With the Cold War over and the United States spending more on the military than all its potential adversaries combined, military contractors have fallen back on the jobs argument. Since weapons systems are built in virtually every congressional district in the country, it has been very difficult even for Pentagon officials to cut funding for patently unnecessary fighter jets and the like. This argument has filtered down to the community level as well, particularly at a time of state and federal budget cutbacks. As shown in Maryland and Virginia, states vie with each other to see which can offer the best deal — read state and local tax cuts — to keep or entice a military contractor.
These deals may not be offered to other companies. For example, in 2010, Maryland passed a law created just for Lockheed Martin to exempt its guests, subcontractors, and employees from paying a hotel tax at Lockheed Martin’s new hotel located on its Bethesda campus, costing the state $351,000 per year in foregone taxes.
In fact, however, dollars invested in military spending are not good job creators. Spend a billion dollars on the military, economists Robert Pollin and Heidi Garrett-Peltier estimate, and you get about 11,000 jobs (just a little more than what Lockheed Martin employs in all of Maryland). Spend that same billion dollars on clean energy projects and you generate about 17,000 jobs. The same money invested in education produces nearly 30,000 jobs.

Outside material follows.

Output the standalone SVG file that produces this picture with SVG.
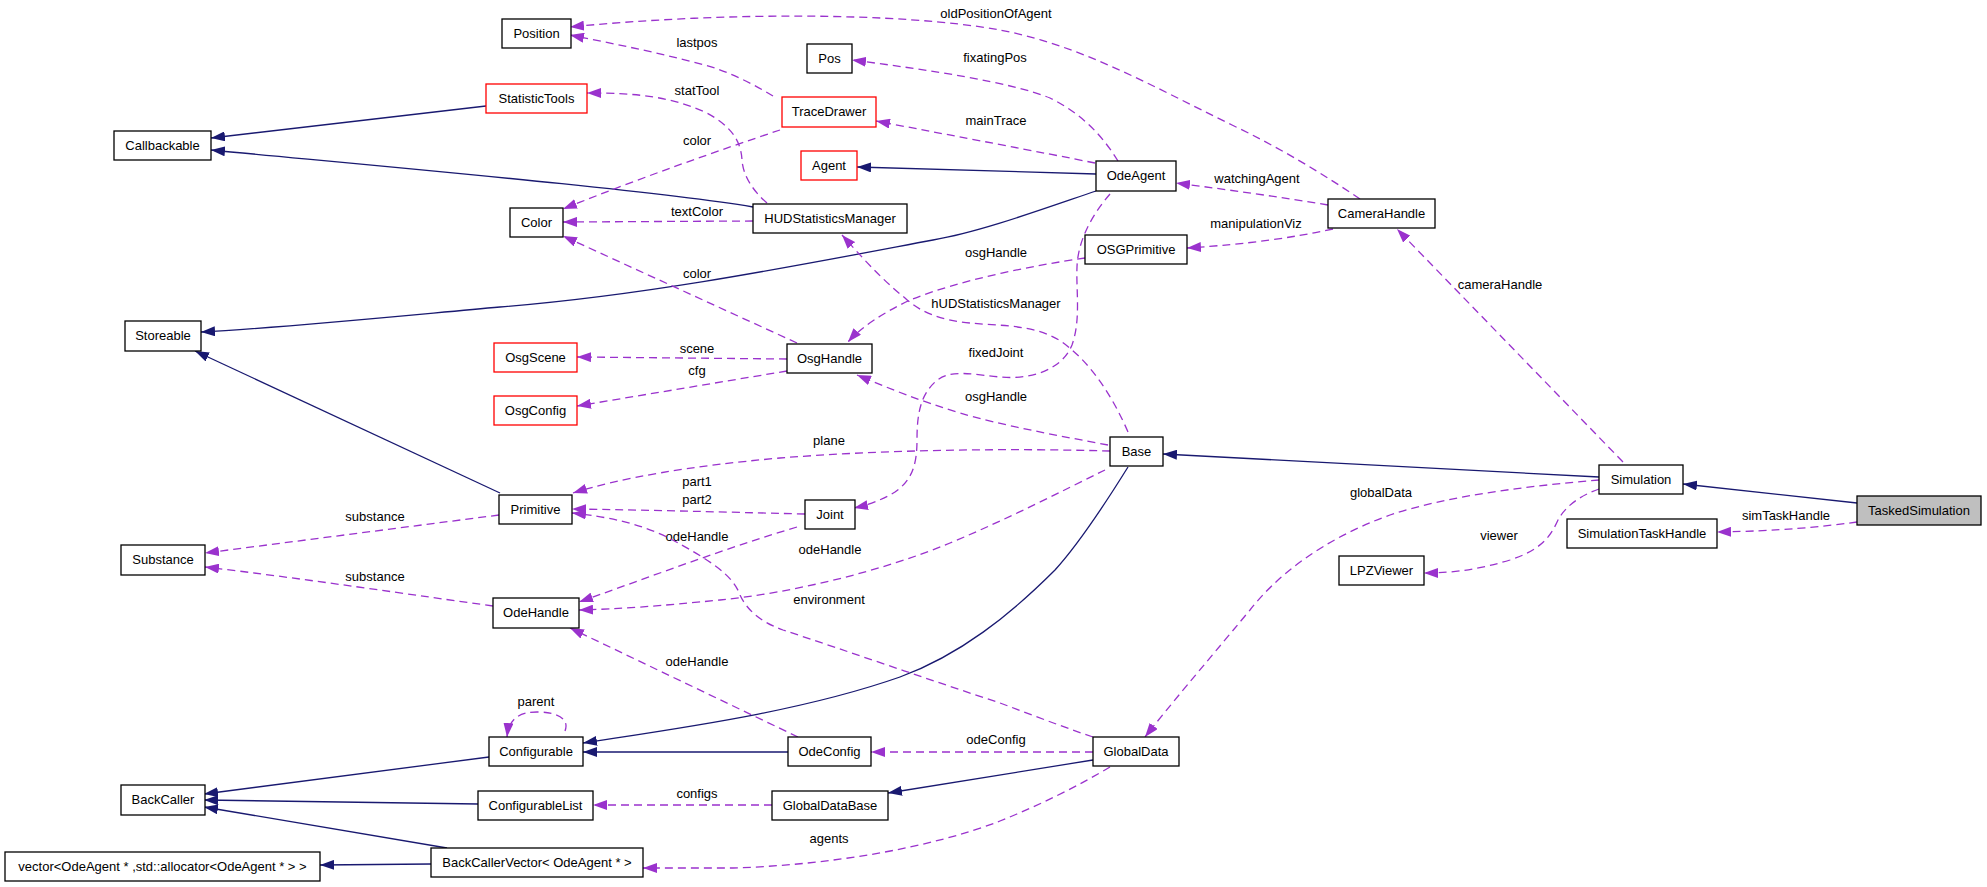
<svg xmlns="http://www.w3.org/2000/svg" width="1987" height="887" viewBox="0 0 1987 887">
<style>
.n rect{fill:#fff;stroke:#000;stroke-width:1.3}
.n.r rect{stroke:#f00}
.n.g rect{fill:#bfbfbf}
text{font-family:"Liberation Sans",Arial,Helvetica,sans-serif;font-size:13px;fill:#000;text-anchor:middle}
.inh{fill:none;stroke:#191970;stroke-width:1.3;marker-end:url(#ai)}
.use{fill:none;stroke:#9a32cd;stroke-width:1.3;stroke-dasharray:8,5;marker-end:url(#au)}
</style>
<defs>
<marker id="ai" markerUnits="userSpaceOnUse" viewBox="0 0 14 10" markerWidth="14" markerHeight="10" refX="14" refY="5" orient="auto"><path d="M0,0 L14,5 L0,10 z" fill="#191970"/></marker>
<marker id="au" markerUnits="userSpaceOnUse" viewBox="0 0 14 10" markerWidth="14" markerHeight="10" refX="14" refY="5" orient="auto"><path d="M0,0 L14,5 L0,10 z" fill="#9a32cd"/></marker>
</defs>
<rect width="1987" height="887" fill="#fff"/>
<g id="edges">
<path class="inh" d="M486,106 L211,138"/>
<path class="inh" d="M753,207 C650,190 400,168 211,150"/>
<path class="inh" d="M1096,174 L857,167"/>
<path class="inh" d="M1096,191 C1040,210 980,232 933,240 C800,265 650,295 500,307 C400,316 280,328 201,332"/>
<path class="inh" d="M500,493 L195,351"/>
<path class="inh" d="M1128,467 C1100,512 1075,548 1055,570 C1010,615 960,655 900,677 C800,712 680,728 583,743"/>
<path class="inh" d="M788,752 L583,752"/>
<path class="inh" d="M1093,760 L888,793"/>
<path class="inh" d="M489,757 L204,794"/>
<path class="inh" d="M478,804 L204,800"/>
<path class="inh" d="M447,848 L204,807"/>
<path class="inh" d="M431,864 L320,865"/>
<path class="inh" d="M1599,477 L1163,454"/>
<path class="inh" d="M1857,503 L1683,484"/>

<path class="use" d="M1360,199 C1320,172 1280,148 1232,125 C1150,85 1080,45 1000,30 C900,12 720,12 570,27"/>
<text x="996" y="18">oldPositionOfAgent</text>
<path class="use" d="M773,96 C755,85 735,75 715,68 C670,55 620,45 570,35"/>
<text x="697" y="47">lastpos</text>
<path class="use" d="M1118,161 C1105,140 1085,115 1050,98 C1010,82 930,70 852,60"/>
<text x="995" y="62">fixatingPos</text>
<path class="use" d="M1095,163 C1040,152 960,137 876,121"/>
<text x="996" y="125">mainTrace</text>
<path class="use" d="M780,130 C720,150 640,178 563,209"/>
<text x="697" y="145">color</text>
<path class="use" d="M767,203 C752,190 743,175 742,160 C741,140 730,125 705,112 C670,97 640,93 587,93"/>
<text x="697" y="95">statTool</text>
<path class="use" d="M753,221 L563,222"/>
<text x="697" y="216">textColor</text>
<path class="use" d="M797,343 L563,236"/>
<text x="697" y="278">color</text>
<path class="use" d="M1085,258 C1030,266 960,280 910,300 C885,312 862,326 848,342"/>
<text x="996" y="257">osgHandle</text>
<path class="use" d="M1328,205 C1280,197 1230,190 1176,183"/>
<text x="1257" y="183">watchingAgent</text>
<path class="use" d="M1333,229 C1290,238 1250,244 1187,248"/>
<text x="1256" y="228">manipulationViz</text>
<path class="use" d="M1623,462 L1397,229"/>
<text x="1500" y="289">cameraHandle</text>
<path class="use" d="M787,359 L577,357"/>
<text x="697" y="353">scene</text>
<path class="use" d="M787,371 L577,406"/>
<text x="697" y="375">cfg</text>
<path class="use" d="M1128,432 C1112,395 1090,362 1062,342 C1035,324 1000,326 970,323 C940,320 920,312 905,298 C880,278 860,255 842,235"/>
<text x="996" y="308">hUDStatisticsManager</text>
<path class="use" d="M1110,194 C1092,215 1078,240 1077,267 C1076,290 1081,320 1072,345 C1062,370 1030,380 1000,377 C975,375 950,368 935,382 C920,396 917,415 917,440 C917,465 912,480 895,492 C882,500 868,505 854,508"/>
<text x="996" y="357">fixedJoint</text>
<path class="use" d="M1108,445 C1060,436 1000,425 960,413 C920,401 888,388 857,375"/>
<text x="996" y="401">osgHandle</text>
<path class="use" d="M1110,451 C1000,448 880,450 780,458 C690,466 620,478 573,493"/>
<text x="829" y="445">plane</text>
<path class="use" d="M805,514 C720,512 650,510 572,509"/>
<text x="697" y="486">part1</text>
<text x="697" y="504">part2</text>
<path class="use" d="M797,527 C720,550 650,577 579,602"/>
<text x="697" y="541">odeHandle</text>
<path class="use" d="M1105,470 C1060,492 1010,518 950,543 C880,572 790,593 720,600 C660,606 620,609 579,610"/>
<text x="830" y="554">odeHandle</text>
<path class="use" d="M1093,737 C1060,726 1030,714 1000,703 C930,680 850,652 783,630 C758,621 746,608 740,595 C733,575 710,560 667,537 C640,524 610,517 572,513"/>
<text x="829" y="604">environment</text>
<path class="use" d="M798,737 L570,628"/>
<text x="697" y="666">odeHandle</text>
<path class="use" d="M565,731 C570,718 556,712 537,712 C520,712 509,718 507,737"/>
<text x="536" y="706">parent</text>
<path class="use" d="M1093,752 L871,752"/>
<text x="996" y="744">odeConfig</text>
<path class="use" d="M772,805 L593,805"/>
<text x="697" y="798">configs</text>
<path class="use" d="M1110,767 C1080,785 1040,805 1000,821 C930,848 830,865 733,868 L643,868"/>
<text x="829" y="843">agents</text>
<path class="use" d="M1599,480 C1530,486 1450,495 1390,515 C1320,540 1275,578 1250,610 C1200,670 1170,705 1145,737"/>
<text x="1381" y="497">globalData</text>
<path class="use" d="M1599,489 C1582,495 1566,505 1558,520 C1550,538 1540,550 1510,560 C1480,569 1455,573 1424,573"/>
<text x="1499" y="540">viewer</text>
<path class="use" d="M1857,522 C1820,527 1780,531 1717,532"/>
<text x="1786" y="520">simTaskHandle</text>
<path class="use" d="M499,515 L205,553"/>
<text x="375" y="521">substance</text>
<path class="use" d="M493,606 C420,596 300,578 205,567"/>
<text x="375" y="581">substance</text>
</g>

<g id="node-Callbackable" class="n"><rect x="114" y="131" width="97" height="29"/><text x="162.5" y="150">Callbackable</text></g>
<g id="node-Position" class="n"><rect x="502" y="19" width="69" height="29"/><text x="536.5" y="38">Position</text></g>
<g id="node-Pos" class="n"><rect x="807" y="44" width="45" height="29"/><text x="829.5" y="63">Pos</text></g>
<g id="node-StatisticTools" class="n r"><rect x="486" y="84" width="101" height="29"/><text x="536.5" y="103">StatisticTools</text></g>
<g id="node-TraceDrawer" class="n r"><rect x="782" y="97" width="94" height="30"/><text x="829" y="116">TraceDrawer</text></g>
<g id="node-Agent" class="n r"><rect x="801" y="151" width="56" height="29"/><text x="829" y="170">Agent</text></g>
<g id="node-Color" class="n"><rect x="510" y="208" width="53" height="29"/><text x="536.5" y="227">Color</text></g>
<g id="node-HUDStatisticsManager" class="n"><rect x="753" y="204" width="154" height="29"/><text x="830" y="223">HUDStatisticsManager</text></g>
<g id="node-OdeAgent" class="n"><rect x="1096" y="161" width="80" height="30"/><text x="1136" y="180">OdeAgent</text></g>
<g id="node-CameraHandle" class="n"><rect x="1328" y="199" width="107" height="29"/><text x="1381.5" y="218">CameraHandle</text></g>
<g id="node-OSGPrimitive" class="n"><rect x="1085" y="235" width="102" height="29"/><text x="1136" y="254">OSGPrimitive</text></g>
<g id="node-Storeable" class="n"><rect x="125" y="321" width="76" height="30"/><text x="163" y="340">Storeable</text></g>
<g id="node-OsgScene" class="n r"><rect x="494" y="343" width="83" height="29"/><text x="535.5" y="362">OsgScene</text></g>
<g id="node-OsgConfig" class="n r"><rect x="494" y="396" width="83" height="29"/><text x="535.5" y="415">OsgConfig</text></g>
<g id="node-OsgHandle" class="n"><rect x="787" y="344" width="85" height="29"/><text x="829.5" y="363">OsgHandle</text></g>
<g id="node-Base" class="n"><rect x="1110" y="437" width="53" height="29"/><text x="1136.5" y="456">Base</text></g>
<g id="node-Primitive" class="n"><rect x="499" y="495" width="73" height="29"/><text x="535.5" y="514">Primitive</text></g>
<g id="node-Joint" class="n"><rect x="805" y="500" width="50" height="29"/><text x="830" y="519">Joint</text></g>
<g id="node-Substance" class="n"><rect x="121" y="545" width="84" height="30"/><text x="163" y="564">Substance</text></g>
<g id="node-OdeHandle" class="n"><rect x="493" y="598" width="86" height="30"/><text x="536" y="617">OdeHandle</text></g>
<g id="node-LPZViewer" class="n"><rect x="1339" y="556" width="85" height="29"/><text x="1381.5" y="575">LPZViewer</text></g>
<g id="node-Simulation" class="n"><rect x="1599" y="465" width="84" height="29"/><text x="1641" y="484">Simulation</text></g>
<g id="node-SimulationTaskHandle" class="n"><rect x="1567" y="519" width="150" height="29"/><text x="1642" y="538">SimulationTaskHandle</text></g>
<g id="node-TaskedSimulation" class="n g"><rect x="1857" y="496" width="124" height="29"/><text x="1919" y="515">TaskedSimulation</text></g>
<g id="node-Configurable" class="n"><rect x="489" y="737" width="94" height="29"/><text x="536" y="756">Configurable</text></g>
<g id="node-OdeConfig" class="n"><rect x="788" y="737" width="83" height="29"/><text x="829.5" y="756">OdeConfig</text></g>
<g id="node-GlobalData" class="n"><rect x="1093" y="737" width="86" height="29"/><text x="1136" y="756">GlobalData</text></g>
<g id="node-BackCaller" class="n"><rect x="121" y="785" width="84" height="30"/><text x="163" y="804">BackCaller</text></g>
<g id="node-ConfigurableList" class="n"><rect x="478" y="791" width="115" height="29"/><text x="535.5" y="810">ConfigurableList</text></g>
<g id="node-GlobalDataBase" class="n"><rect x="772" y="791" width="116" height="29"/><text x="830" y="810">GlobalDataBase</text></g>
<g id="node-vector" class="n"><rect x="5" y="852" width="315" height="29"/><text x="162.5" y="871">vector&lt;OdeAgent * ,std::allocator&lt;OdeAgent * &gt; &gt;</text></g>
<g id="node-BackCallerVector" class="n"><rect x="431" y="848" width="212" height="29"/><text x="537" y="867">BackCallerVector&lt; OdeAgent * &gt;</text></g>
</svg>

In other words, if the federal government reorganized its priorities according to the proposed Montgomery County resolution, the number of jobs in the county could increase substantially. Moreover, Lockheed Martin already does a good portion of its business in non-military fields. Pentagon cuts could encourage the company to reduce the military share of its business. Neither the county nor Lockheed Martin should view military cuts as a dagger. Rather, it’s an incentive: to invest in human needs and shift over to non-military manufacturing and services.
Montgomery County is home to many different kinds of employers, There’s the National Institutes of Health, the Health Resources and Services Administration, and other large Federal agencies. If military spending is not brought under control, the jobs of people working at these agencies will be under threat. Then there are the private businesses that depend on consistent spending on county infrastructure from roads to schools. With federal spending being dramatically cut to states and localities, including in Maryland, there is no money for infrastructure now.
If Montgomery County has to cut back on services because of the huge drain on national resources going to the Pentagon, private companies might move out of the county and new ones won’t replace them. Already one business has put its expansion into the county on hold. The innovative local restaurant chain Busboys & Poets has delayed any plans to expand into Silver Spring because of the council’s misguided decision on the resolution.
Montgomery County has a choice. It can side with the old Cold War economy and the current federal budget priorities that are bankrupting the country. Or it can be part of the shift to a new, sustainable economy.